## Given data
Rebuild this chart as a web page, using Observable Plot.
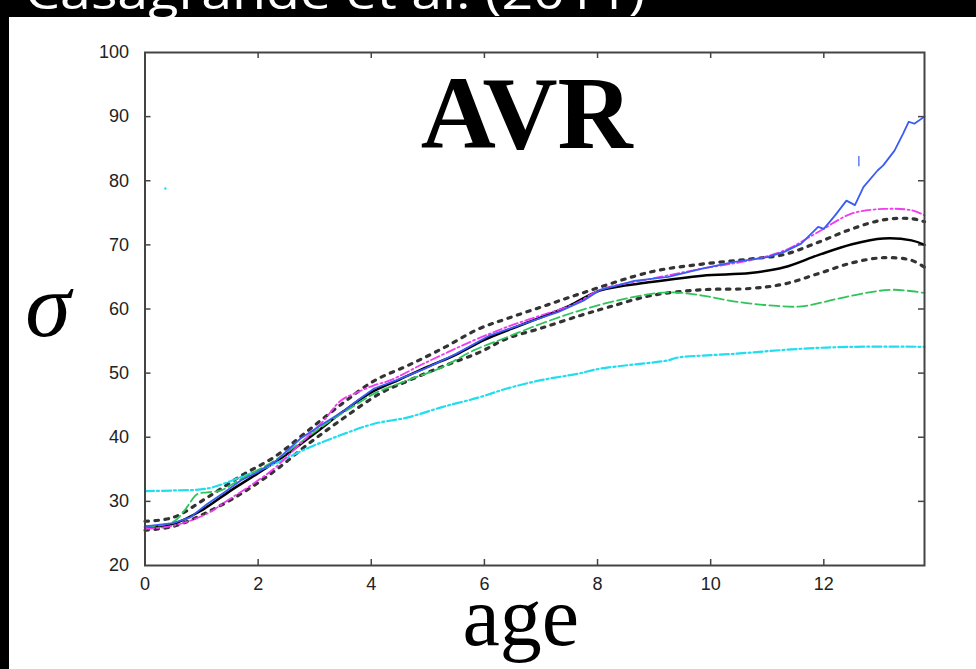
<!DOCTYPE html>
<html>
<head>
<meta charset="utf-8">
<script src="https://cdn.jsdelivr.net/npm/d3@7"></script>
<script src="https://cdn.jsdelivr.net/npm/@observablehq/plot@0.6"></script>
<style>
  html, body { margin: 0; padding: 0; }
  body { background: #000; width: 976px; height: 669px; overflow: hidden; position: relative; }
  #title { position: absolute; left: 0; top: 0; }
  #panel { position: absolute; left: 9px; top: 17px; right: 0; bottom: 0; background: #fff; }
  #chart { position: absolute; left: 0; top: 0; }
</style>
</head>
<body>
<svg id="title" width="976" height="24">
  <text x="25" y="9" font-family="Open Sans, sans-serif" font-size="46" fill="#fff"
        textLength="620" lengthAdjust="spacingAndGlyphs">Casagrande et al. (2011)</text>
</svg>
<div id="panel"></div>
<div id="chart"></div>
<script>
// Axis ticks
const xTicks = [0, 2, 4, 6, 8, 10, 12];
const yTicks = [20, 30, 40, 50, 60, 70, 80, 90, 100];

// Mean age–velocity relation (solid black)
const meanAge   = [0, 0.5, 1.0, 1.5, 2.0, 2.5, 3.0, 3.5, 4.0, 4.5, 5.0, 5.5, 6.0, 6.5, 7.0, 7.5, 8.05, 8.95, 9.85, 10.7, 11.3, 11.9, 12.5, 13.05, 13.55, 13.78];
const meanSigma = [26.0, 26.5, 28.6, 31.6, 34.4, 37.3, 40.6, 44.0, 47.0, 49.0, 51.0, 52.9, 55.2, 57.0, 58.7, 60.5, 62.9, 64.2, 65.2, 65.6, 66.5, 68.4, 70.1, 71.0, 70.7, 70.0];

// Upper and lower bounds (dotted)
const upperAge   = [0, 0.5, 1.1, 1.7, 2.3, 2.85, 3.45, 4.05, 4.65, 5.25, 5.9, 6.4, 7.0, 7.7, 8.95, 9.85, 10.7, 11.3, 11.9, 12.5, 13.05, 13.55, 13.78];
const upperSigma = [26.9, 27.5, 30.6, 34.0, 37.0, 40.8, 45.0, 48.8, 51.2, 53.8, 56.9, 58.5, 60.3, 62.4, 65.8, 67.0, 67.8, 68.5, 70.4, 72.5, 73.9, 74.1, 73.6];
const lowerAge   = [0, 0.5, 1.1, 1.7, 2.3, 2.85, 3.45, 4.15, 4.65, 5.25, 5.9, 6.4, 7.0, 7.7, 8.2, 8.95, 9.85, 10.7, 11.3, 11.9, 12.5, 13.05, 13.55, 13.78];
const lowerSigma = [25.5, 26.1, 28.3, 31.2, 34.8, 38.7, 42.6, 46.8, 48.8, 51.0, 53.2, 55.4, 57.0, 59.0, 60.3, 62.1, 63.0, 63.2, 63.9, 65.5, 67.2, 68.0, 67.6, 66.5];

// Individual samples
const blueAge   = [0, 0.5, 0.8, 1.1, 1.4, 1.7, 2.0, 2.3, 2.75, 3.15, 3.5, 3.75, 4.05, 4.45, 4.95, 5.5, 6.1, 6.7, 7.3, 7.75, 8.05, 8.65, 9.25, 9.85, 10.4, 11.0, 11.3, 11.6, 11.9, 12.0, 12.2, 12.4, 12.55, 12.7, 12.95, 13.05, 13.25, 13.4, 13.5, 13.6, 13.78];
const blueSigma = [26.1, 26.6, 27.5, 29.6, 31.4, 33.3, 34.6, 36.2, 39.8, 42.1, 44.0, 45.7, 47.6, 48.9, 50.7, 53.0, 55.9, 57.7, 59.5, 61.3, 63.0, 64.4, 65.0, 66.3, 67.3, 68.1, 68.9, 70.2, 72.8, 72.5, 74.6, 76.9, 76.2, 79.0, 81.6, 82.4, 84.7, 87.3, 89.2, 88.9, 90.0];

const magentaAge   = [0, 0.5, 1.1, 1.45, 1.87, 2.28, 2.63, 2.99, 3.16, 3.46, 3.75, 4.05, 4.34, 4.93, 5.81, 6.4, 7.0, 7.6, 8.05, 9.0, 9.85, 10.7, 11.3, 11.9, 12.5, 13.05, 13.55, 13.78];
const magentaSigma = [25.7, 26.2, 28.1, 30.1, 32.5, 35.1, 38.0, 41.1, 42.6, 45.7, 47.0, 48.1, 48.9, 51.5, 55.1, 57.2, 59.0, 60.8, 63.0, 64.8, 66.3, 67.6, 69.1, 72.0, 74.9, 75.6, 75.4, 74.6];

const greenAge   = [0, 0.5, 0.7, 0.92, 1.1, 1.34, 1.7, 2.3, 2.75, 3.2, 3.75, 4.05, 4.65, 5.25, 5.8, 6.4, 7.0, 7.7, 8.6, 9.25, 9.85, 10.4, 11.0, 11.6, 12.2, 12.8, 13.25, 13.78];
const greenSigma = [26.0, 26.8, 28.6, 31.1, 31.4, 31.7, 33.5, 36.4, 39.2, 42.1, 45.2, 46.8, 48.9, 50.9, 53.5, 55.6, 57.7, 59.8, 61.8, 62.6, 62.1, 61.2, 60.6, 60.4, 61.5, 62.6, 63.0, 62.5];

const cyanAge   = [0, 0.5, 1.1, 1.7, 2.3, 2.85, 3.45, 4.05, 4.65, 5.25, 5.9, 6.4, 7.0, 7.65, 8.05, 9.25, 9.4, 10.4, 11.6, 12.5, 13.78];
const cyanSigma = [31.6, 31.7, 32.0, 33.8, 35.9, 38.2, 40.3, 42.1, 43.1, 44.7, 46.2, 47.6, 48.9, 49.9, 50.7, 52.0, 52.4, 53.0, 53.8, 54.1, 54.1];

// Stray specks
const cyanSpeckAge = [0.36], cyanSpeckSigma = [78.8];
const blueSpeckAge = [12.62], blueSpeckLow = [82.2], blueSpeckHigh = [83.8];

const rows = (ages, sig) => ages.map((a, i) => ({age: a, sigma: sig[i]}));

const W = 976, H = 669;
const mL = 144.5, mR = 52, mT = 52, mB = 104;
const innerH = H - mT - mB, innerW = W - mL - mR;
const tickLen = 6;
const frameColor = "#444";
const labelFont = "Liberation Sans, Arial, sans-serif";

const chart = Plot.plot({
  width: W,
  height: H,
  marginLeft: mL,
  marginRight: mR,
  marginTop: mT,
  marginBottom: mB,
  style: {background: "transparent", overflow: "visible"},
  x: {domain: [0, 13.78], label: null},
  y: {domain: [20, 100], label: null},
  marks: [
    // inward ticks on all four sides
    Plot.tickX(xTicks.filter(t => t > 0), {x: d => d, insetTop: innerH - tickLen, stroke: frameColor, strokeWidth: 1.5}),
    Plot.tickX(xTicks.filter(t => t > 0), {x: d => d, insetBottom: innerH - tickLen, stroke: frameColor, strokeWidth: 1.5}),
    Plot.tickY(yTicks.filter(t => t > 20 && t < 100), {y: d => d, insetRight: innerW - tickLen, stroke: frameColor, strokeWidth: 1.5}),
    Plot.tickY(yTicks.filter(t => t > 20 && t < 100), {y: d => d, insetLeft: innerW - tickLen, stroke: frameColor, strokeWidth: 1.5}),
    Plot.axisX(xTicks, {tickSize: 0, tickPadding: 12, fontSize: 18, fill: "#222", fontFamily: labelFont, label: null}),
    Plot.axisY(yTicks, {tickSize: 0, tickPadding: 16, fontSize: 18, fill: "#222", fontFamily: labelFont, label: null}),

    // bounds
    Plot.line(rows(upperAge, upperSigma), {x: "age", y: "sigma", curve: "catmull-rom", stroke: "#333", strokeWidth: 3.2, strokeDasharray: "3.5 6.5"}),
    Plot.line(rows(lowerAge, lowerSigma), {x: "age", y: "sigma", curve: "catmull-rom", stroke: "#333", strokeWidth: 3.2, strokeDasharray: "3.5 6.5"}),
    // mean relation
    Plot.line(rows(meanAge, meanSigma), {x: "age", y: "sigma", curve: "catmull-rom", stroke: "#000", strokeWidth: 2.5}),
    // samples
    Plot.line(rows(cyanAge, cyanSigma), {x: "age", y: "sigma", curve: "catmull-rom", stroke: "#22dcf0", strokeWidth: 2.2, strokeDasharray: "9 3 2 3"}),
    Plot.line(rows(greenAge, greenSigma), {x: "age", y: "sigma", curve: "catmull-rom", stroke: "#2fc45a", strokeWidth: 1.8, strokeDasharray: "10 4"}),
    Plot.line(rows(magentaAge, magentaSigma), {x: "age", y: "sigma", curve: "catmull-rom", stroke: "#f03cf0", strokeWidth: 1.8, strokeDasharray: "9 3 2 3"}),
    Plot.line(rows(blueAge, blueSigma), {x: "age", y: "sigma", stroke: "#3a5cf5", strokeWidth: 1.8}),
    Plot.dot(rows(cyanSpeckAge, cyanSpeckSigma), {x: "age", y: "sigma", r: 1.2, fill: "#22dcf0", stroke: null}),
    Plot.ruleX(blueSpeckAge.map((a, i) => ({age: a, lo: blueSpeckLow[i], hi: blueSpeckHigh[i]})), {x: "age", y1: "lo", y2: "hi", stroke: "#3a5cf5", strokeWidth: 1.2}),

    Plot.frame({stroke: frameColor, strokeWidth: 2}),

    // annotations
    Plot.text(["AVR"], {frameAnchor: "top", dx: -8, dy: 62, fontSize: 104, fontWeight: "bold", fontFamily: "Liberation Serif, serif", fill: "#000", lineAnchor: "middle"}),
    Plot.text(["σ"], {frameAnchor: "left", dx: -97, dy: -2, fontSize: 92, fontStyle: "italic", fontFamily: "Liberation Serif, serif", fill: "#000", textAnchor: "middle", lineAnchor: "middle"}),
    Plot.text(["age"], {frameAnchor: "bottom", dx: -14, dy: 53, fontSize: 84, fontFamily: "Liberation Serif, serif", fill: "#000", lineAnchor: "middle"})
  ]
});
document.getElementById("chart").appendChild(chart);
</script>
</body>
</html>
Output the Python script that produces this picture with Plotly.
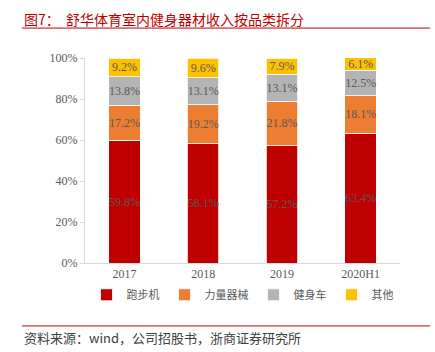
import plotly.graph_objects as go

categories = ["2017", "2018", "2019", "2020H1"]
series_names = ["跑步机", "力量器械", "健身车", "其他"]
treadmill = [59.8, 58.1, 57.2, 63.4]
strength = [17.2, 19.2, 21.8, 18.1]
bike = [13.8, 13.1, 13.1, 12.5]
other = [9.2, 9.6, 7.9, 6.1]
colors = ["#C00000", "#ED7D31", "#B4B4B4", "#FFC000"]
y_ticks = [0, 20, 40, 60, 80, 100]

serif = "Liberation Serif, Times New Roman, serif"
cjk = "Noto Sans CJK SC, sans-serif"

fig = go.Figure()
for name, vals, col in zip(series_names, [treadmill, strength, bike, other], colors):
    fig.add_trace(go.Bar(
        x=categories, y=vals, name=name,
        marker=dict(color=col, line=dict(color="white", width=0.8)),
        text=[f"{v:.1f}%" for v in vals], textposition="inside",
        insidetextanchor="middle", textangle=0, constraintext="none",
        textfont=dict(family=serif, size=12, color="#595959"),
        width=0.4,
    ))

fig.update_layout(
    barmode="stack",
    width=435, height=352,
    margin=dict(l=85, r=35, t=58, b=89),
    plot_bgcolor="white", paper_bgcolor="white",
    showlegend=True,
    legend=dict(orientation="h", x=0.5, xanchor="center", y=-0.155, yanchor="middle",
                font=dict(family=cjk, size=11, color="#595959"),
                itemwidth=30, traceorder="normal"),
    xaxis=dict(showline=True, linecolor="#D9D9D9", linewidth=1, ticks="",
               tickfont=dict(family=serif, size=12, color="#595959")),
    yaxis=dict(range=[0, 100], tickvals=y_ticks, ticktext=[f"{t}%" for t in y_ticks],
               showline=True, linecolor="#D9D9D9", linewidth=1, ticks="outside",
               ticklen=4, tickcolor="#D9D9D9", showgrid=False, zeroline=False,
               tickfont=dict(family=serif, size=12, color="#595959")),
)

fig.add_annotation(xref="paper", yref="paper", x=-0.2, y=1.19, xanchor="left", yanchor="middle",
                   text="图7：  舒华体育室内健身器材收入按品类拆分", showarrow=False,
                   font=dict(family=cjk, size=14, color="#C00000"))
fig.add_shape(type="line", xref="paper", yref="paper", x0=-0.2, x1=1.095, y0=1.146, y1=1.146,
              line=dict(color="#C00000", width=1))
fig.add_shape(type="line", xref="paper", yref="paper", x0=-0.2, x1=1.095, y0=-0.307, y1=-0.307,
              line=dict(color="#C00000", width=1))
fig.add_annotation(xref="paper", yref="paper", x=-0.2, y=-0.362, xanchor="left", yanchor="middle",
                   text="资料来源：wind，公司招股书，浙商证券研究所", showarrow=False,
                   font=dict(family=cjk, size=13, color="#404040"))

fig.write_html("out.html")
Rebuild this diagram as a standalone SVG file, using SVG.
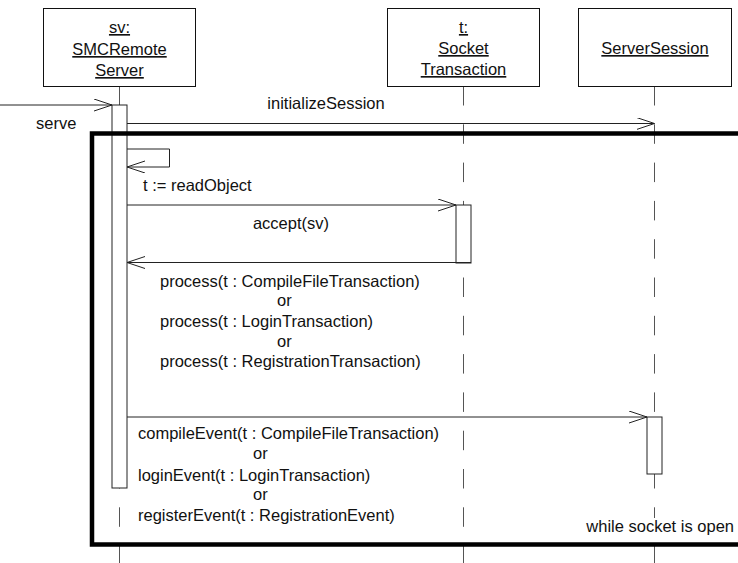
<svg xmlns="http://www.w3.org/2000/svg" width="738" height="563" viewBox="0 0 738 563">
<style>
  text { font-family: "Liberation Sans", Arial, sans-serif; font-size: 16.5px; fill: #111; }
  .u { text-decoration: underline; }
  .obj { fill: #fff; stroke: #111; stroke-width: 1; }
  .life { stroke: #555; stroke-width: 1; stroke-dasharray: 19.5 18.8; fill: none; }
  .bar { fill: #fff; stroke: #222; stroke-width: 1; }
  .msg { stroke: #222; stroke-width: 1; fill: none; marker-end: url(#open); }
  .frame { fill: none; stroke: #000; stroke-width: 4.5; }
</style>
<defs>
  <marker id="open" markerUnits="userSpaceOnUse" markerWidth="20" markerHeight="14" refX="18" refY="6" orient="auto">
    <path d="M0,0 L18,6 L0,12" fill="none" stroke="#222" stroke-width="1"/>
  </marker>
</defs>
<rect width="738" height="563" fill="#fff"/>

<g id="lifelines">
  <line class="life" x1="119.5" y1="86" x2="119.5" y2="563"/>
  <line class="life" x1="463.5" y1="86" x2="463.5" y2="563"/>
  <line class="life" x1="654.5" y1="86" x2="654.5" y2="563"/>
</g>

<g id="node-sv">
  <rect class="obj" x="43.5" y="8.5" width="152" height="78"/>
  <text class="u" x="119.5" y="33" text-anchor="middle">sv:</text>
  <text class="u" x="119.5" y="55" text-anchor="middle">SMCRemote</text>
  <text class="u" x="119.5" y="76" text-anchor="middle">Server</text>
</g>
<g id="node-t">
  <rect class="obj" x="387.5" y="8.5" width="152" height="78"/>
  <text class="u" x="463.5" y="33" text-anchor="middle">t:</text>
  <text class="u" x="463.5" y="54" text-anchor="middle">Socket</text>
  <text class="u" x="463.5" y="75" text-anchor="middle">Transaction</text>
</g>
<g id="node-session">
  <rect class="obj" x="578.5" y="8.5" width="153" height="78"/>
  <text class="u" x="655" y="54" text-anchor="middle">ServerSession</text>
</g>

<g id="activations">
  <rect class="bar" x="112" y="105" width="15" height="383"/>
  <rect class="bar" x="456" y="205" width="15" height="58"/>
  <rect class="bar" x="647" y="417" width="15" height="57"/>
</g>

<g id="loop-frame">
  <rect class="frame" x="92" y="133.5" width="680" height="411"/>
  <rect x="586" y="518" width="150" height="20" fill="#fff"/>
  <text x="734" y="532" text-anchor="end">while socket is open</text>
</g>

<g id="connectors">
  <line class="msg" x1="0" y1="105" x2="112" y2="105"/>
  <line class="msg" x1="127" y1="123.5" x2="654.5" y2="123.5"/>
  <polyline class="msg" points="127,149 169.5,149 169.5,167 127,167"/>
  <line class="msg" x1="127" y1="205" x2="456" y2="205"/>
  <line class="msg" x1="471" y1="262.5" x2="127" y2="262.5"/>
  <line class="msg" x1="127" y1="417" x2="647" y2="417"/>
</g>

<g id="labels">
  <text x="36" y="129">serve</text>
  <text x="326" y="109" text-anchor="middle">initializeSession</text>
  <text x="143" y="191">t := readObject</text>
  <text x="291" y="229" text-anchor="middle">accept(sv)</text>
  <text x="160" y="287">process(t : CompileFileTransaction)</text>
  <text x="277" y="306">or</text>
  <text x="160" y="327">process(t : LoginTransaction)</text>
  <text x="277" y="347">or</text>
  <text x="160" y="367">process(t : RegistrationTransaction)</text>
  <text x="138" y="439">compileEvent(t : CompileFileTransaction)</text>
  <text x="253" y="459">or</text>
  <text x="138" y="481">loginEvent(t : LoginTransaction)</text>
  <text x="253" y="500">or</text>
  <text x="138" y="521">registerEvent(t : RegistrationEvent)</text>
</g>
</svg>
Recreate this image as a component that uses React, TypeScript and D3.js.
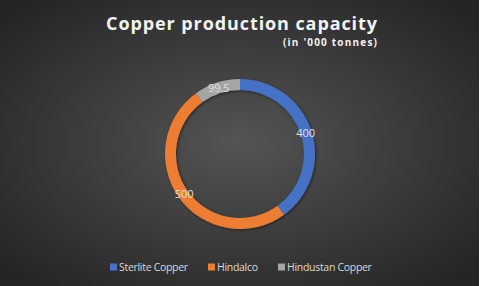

## What you need to do
Skip all pictures. Output only the lines from the one containing "Output the Python" to the one containing "import plotly.graph_objects as go", both lines included.

## Finished exercise
Output the Python script that produces this picture with Plotly.
import plotly.graph_objects as go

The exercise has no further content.